BEGIN Material

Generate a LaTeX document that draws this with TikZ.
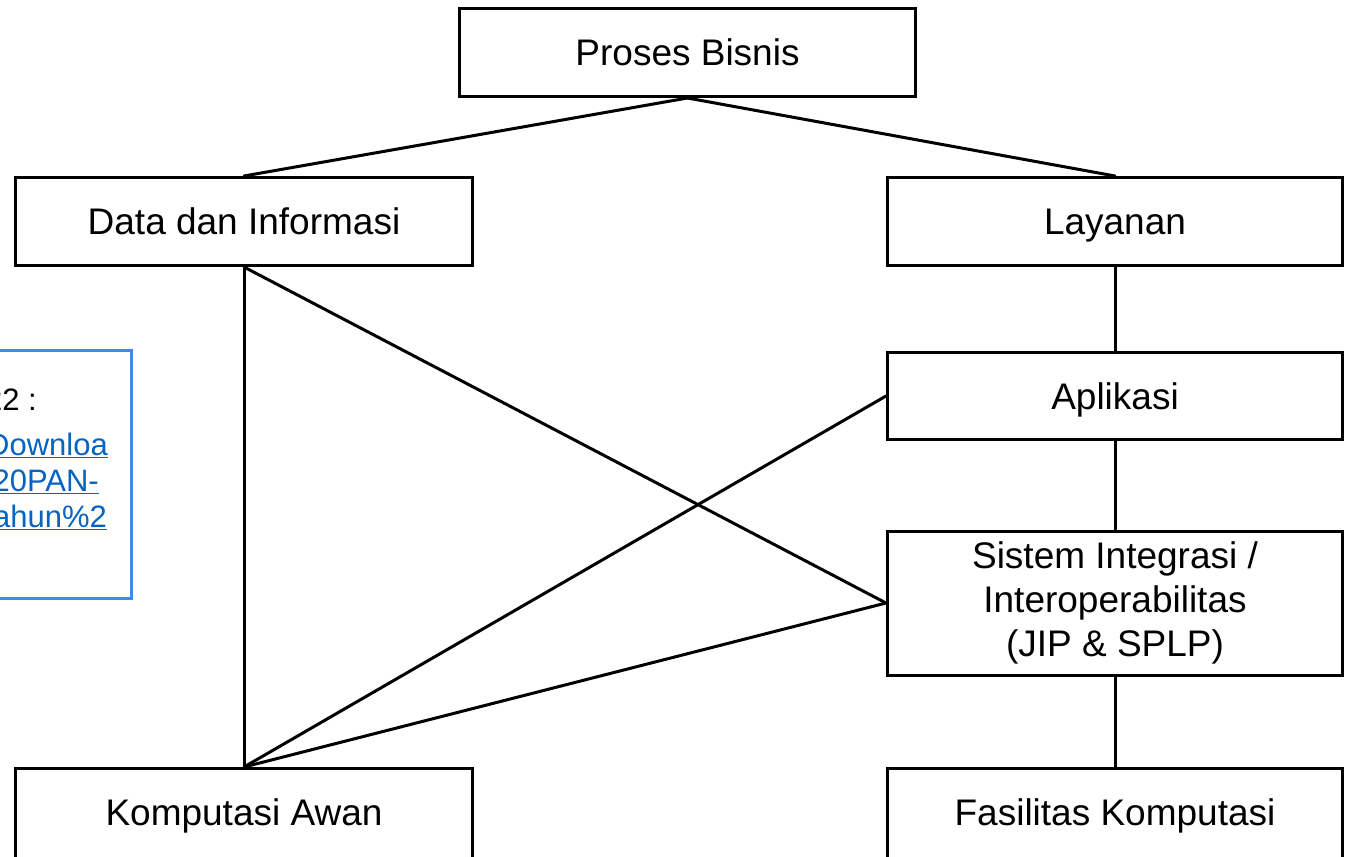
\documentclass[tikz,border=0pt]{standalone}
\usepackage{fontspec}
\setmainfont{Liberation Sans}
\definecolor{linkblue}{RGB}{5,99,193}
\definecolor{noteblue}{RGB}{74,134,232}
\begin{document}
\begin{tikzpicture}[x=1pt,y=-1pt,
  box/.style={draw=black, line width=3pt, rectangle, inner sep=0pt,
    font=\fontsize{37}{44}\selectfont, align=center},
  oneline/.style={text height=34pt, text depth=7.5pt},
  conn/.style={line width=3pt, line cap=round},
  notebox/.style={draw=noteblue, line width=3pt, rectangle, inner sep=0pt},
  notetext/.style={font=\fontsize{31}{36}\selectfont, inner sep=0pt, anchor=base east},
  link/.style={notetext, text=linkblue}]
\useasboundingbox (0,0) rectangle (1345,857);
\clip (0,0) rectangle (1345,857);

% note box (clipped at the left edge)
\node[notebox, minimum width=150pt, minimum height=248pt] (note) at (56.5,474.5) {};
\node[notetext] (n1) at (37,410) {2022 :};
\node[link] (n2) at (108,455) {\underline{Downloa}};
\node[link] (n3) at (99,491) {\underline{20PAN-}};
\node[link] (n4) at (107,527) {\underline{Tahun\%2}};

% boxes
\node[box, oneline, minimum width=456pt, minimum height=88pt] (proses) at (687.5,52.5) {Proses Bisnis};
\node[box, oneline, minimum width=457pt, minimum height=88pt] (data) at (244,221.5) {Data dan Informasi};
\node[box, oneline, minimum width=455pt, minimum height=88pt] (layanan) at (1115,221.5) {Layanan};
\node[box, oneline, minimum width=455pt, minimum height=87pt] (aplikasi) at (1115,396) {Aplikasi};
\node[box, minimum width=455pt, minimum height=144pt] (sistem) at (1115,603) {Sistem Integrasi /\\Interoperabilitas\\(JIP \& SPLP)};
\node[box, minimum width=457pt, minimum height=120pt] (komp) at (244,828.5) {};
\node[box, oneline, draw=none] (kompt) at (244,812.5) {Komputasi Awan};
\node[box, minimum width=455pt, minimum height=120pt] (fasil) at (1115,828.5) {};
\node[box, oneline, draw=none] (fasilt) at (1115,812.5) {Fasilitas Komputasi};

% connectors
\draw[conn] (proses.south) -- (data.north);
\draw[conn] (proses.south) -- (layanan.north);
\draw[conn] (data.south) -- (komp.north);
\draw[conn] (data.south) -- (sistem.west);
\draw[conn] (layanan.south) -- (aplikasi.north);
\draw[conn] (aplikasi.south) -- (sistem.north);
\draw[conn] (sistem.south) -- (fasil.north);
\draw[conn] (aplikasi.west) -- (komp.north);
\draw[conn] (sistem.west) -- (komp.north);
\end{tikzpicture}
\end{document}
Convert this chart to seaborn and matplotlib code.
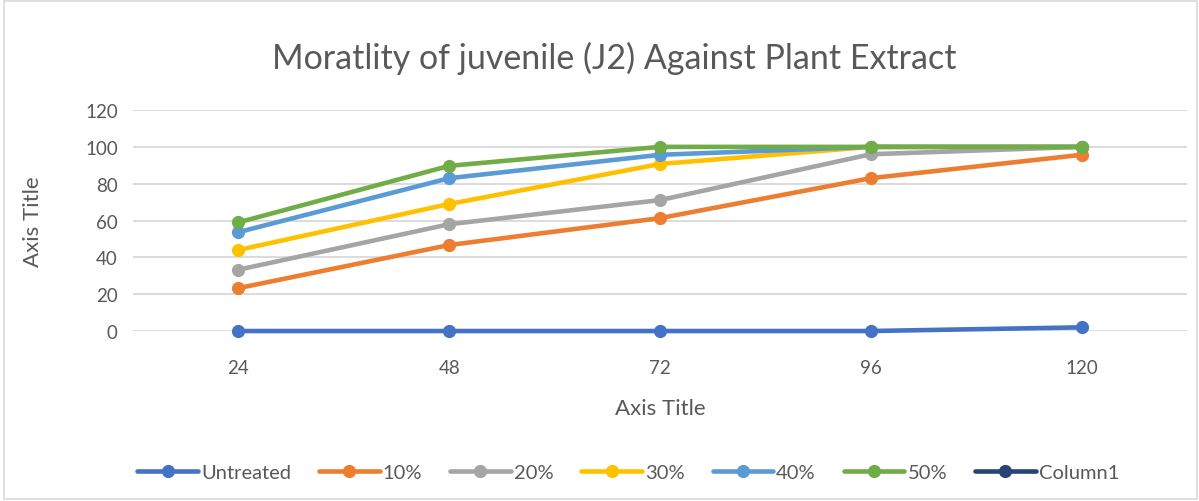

END Material
BEGIN Material

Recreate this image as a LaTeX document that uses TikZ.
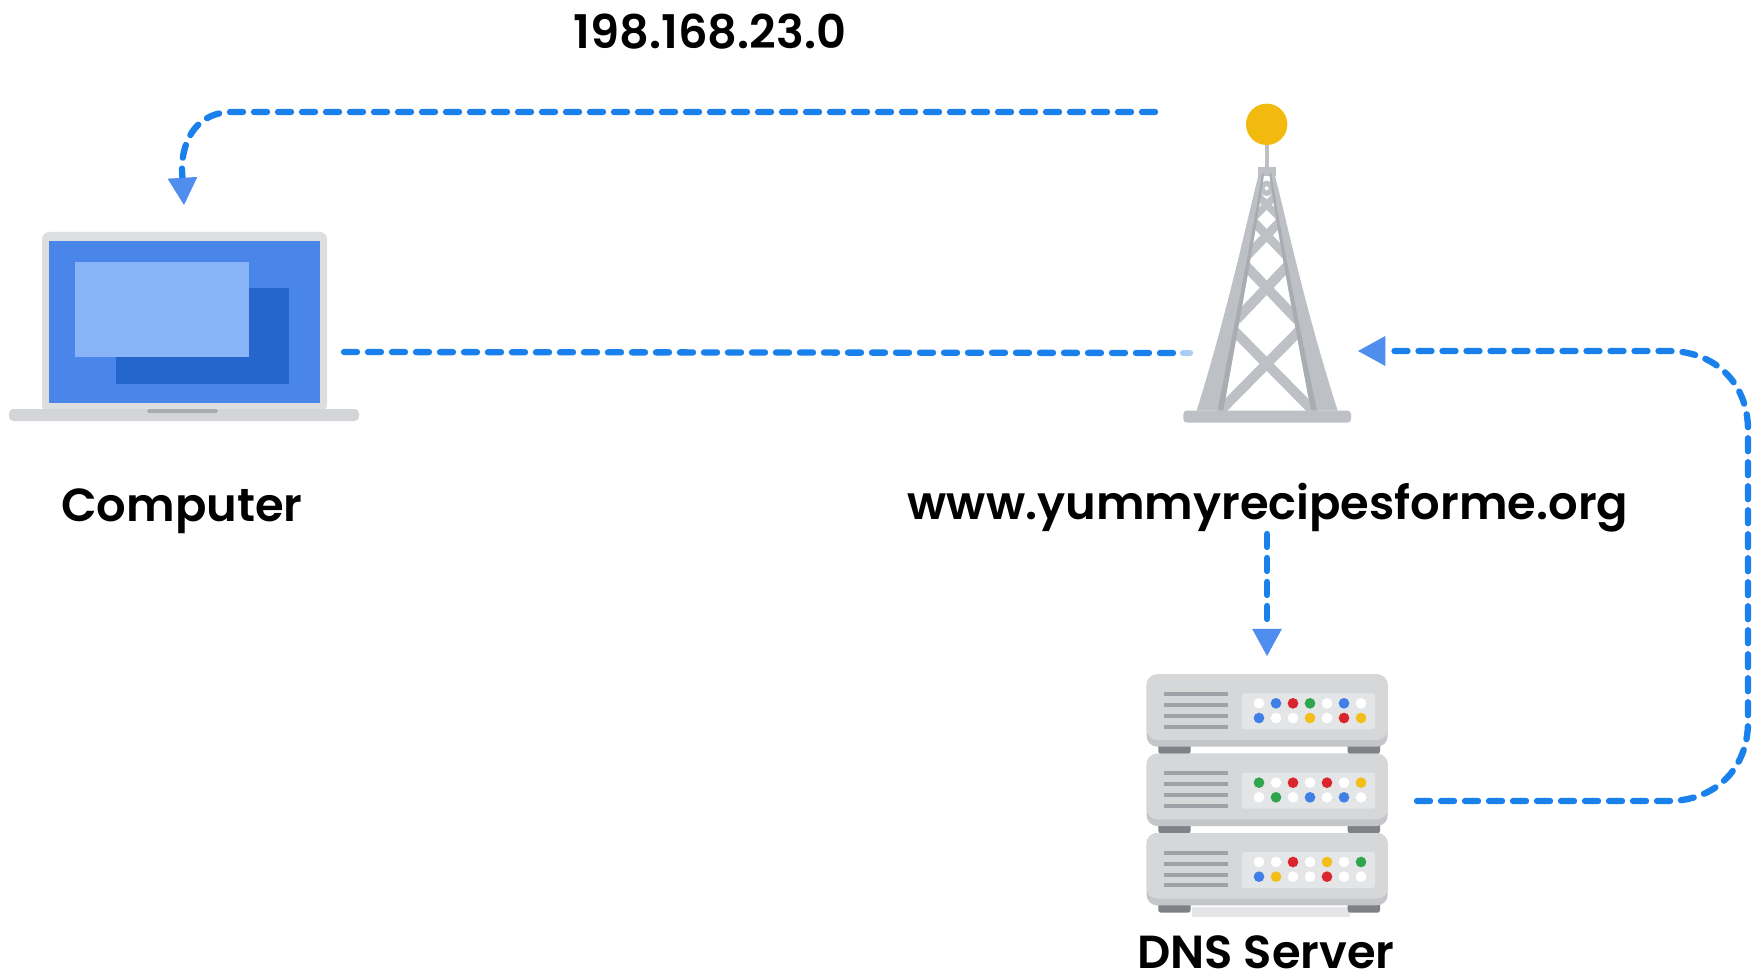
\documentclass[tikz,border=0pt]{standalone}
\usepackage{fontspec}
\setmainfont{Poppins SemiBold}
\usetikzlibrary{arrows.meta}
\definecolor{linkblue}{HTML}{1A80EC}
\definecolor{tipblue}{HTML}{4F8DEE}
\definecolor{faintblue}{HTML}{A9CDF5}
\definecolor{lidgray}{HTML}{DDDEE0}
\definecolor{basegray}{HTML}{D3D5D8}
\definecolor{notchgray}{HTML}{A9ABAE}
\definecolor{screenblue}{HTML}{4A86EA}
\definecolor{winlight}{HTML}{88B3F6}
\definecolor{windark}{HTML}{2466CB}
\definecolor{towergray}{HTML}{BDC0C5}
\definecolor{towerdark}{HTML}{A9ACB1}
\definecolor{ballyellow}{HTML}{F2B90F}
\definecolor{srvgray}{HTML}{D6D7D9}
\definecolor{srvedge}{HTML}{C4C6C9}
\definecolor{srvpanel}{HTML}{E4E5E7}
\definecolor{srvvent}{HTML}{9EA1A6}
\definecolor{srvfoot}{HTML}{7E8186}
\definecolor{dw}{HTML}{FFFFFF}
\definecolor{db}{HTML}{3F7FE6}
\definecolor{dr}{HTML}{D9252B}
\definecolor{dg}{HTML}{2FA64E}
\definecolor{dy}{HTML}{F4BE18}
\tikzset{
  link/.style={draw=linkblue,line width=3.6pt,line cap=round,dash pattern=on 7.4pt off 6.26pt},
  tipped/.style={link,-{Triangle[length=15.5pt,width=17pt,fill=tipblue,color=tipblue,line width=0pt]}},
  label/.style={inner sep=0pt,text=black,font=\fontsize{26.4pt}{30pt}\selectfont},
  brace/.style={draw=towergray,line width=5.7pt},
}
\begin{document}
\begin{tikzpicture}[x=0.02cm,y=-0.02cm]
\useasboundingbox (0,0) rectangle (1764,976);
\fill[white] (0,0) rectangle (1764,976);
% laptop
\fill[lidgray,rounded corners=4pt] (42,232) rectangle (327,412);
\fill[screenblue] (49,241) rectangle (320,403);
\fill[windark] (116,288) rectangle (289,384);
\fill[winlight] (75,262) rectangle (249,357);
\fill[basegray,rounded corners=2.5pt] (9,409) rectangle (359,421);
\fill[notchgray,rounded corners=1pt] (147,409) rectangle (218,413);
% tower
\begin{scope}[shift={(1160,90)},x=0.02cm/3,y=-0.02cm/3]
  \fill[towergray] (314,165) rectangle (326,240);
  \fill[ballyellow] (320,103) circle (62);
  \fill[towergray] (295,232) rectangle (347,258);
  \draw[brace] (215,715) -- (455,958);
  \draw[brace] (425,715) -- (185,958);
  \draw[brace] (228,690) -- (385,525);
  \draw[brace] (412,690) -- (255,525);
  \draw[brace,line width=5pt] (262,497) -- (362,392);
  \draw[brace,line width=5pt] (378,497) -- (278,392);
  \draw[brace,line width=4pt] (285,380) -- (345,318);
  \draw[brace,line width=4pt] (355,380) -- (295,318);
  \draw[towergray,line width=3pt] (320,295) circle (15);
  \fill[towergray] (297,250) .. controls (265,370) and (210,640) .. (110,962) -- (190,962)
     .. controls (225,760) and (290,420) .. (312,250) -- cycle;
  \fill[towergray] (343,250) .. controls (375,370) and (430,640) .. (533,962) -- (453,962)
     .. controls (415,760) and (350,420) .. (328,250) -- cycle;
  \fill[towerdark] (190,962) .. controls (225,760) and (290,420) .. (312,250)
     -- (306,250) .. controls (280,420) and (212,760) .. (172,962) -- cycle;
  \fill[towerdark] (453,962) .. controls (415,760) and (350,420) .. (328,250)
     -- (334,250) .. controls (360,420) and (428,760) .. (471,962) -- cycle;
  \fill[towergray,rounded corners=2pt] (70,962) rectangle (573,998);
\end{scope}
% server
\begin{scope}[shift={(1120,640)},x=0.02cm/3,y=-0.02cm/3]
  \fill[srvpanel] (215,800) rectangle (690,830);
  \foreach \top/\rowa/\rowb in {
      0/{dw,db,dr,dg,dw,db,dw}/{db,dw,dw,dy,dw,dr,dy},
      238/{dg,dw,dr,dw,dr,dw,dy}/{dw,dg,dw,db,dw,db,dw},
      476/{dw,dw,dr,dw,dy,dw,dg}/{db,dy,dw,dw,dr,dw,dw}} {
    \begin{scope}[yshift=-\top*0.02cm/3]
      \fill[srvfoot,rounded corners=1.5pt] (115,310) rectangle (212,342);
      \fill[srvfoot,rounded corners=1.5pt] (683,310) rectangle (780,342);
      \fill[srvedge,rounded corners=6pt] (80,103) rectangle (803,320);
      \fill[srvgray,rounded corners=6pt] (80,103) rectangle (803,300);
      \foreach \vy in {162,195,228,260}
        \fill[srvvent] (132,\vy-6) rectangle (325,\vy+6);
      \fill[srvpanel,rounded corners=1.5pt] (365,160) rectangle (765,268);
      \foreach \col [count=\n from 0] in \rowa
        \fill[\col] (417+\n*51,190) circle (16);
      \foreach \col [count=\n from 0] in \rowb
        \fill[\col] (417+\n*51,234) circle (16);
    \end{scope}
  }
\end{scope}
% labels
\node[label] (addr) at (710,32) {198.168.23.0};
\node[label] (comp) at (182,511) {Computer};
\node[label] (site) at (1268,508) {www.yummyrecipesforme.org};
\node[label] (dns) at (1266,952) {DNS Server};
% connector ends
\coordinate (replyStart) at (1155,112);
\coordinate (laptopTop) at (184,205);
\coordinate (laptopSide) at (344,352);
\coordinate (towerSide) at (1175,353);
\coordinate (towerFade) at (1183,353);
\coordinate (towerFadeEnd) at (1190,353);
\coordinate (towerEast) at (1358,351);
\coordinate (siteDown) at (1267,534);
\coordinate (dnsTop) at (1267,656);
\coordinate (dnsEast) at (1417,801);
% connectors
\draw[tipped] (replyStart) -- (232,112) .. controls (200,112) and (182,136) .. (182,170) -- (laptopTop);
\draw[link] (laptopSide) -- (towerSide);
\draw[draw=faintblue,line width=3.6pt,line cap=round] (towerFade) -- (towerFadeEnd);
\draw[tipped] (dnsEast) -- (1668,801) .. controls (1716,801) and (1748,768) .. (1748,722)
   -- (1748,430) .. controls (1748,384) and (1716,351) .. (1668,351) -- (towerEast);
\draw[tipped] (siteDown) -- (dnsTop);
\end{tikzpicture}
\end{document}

END Material
BEGIN Material

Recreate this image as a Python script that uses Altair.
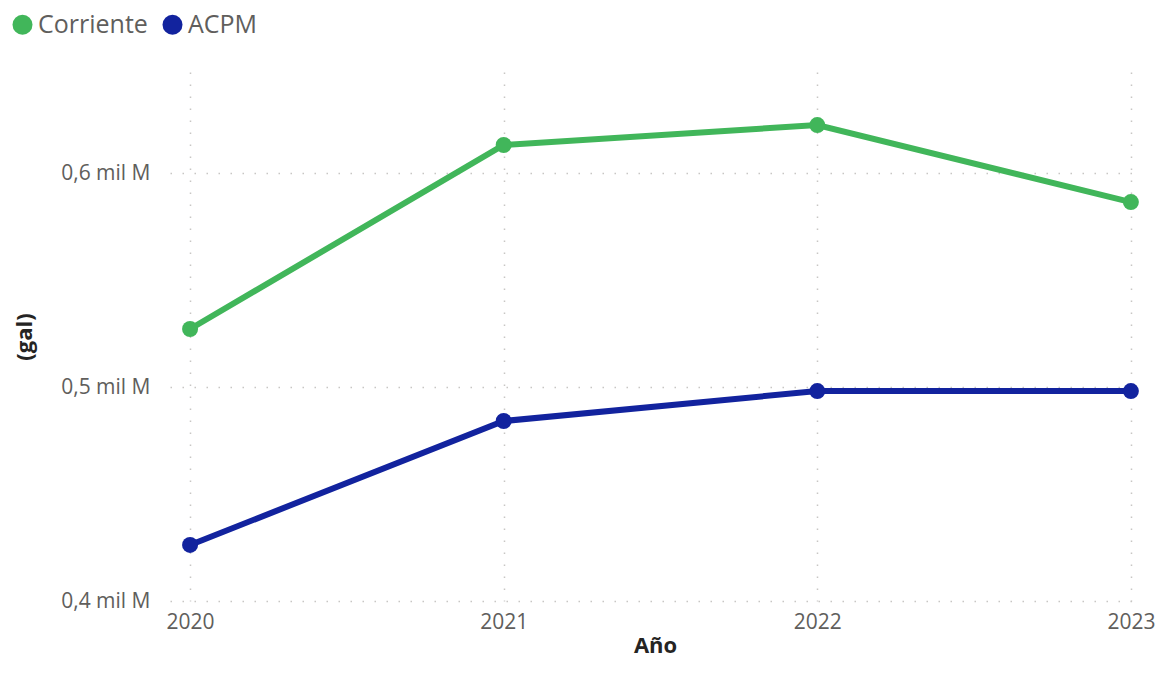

END Material

= Instructions to follow =
From the listing above, copy all lines holding the word "image".

= Answer to the exercise =
Recreate this image as a LaTeX document that uses TikZ.
Recreate this image as a Python script that uses Altair.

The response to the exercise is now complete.